Short task:
Check each line below for the word "with", and copy those that have it.

↓

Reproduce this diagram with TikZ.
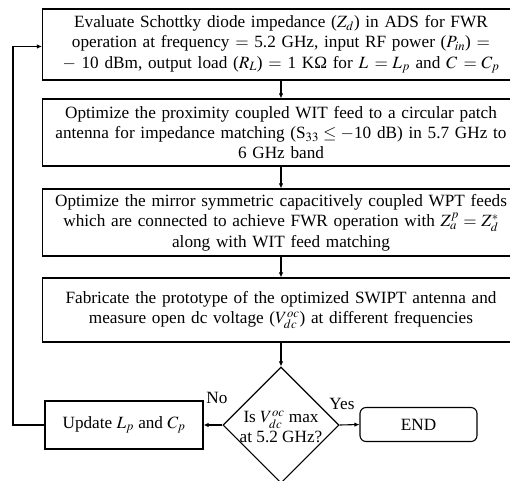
\documentclass[tikz,border=0pt]{standalone}
\usepackage{mathptmx}
\usepackage{fontspec}
\setmainfont{Liberation Serif}
\usetikzlibrary{arrows.meta,shapes.geometric}
\tikzset{
  txt/.style={font=\fontsize{17.2}{20.3}\selectfont},
  procbox/.style={txt, draw, rectangle, line width=1.1pt, minimum width=477pt,
    text width=470pt, align=center, inner sep=0pt},
  smallbox/.style={txt, draw, rectangle, line width=1.1pt, inner sep=0pt, align=center},
  arr/.style={line width=1.1pt, -{Latex[length=5pt,width=4.5pt]}},
  ln/.style={line width=1.1pt}
}
\begin{document}
\begin{tikzpicture}[x=1pt,y=-1pt]
\clip (0,0) rectangle (510,480);
\node[procbox, minimum height=71pt] (b1) at (281,44.5)
  {Evaluate Schottky diode impedance ($Z_d$) in ADS for FWR\\
   operation at frequency $=$ 5.2 GHz, input RF power ($P_{in}$) $=$\\
   $-$ 10 dBm, output load ($R_L$) $=$ 1 KΩ for $L\,=L_p$ and $C\,=C_p$};
\node[procbox, minimum height=67pt] (b2) at (281,132.5)
  {Optimize the proximity coupled WIT feed to a circular patch\\
   antenna for impedance matching (S$_{33}\leq -$10 dB) in 5.7 GHz to\\
   6 GHz band};
\node[procbox, minimum height=67pt] (b3) at (281,222.5)
  {Optimize the mirror symmetric capacitively coupled WPT feeds\\
   which are connected to achieve FWR operation with $Z_a^p=Z_d^*$\\
   along with WIT feed matching};
\node[procbox, minimum height=64pt] (b4) at (281,310)
  {Fabricate the prototype of the optimized SWIPT antenna and\\
   measure open dc voltage ($V_{dc}^{oc}$) at different frequencies};
\node[draw, diamond, line width=1.1pt, minimum width=116pt, minimum height=116pt, inner sep=0pt] (dec) at (281,425) {};
\node[txt, align=center, inner sep=0pt] (dect) at (281,427) {Is $V_{dc}^{oc}$ max\\ at 5.2 GHz?};
\node[smallbox, minimum width=158pt, minimum height=48pt] (upd) at (124,425) {Update $L_p$ and $C_p$};
\node[smallbox, rounded corners=6pt, minimum width=117pt, minimum height=34pt] (end) at (418.5,424.5) {END};
\node[txt, inner sep=0pt] (no) at (217,398) {No};
\node[txt, inner sep=0pt] (yes) at (342,404) {Yes};
\coordinate (lp) at (13,425);
\draw[arr] (b1) -- (b2);
\draw[arr] (b2) -- (b3);
\draw[arr] (b3) -- (b4);
\draw[arr] (b4) -- (dec.north);
\draw[arr] (dec.east) -- (end.west);
\draw[arr] (dec.west) -- (upd.east);
\draw[arr] (upd.west) -- (lp) |- ([yshift=-2pt]b1.west);
\end{tikzpicture}
\end{document}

↑

Full response:
Reproduce this diagram with TikZ.
   which are connected to achieve FWR operation with $Z_a^p=Z_d^*$\\
   along with WIT feed matching};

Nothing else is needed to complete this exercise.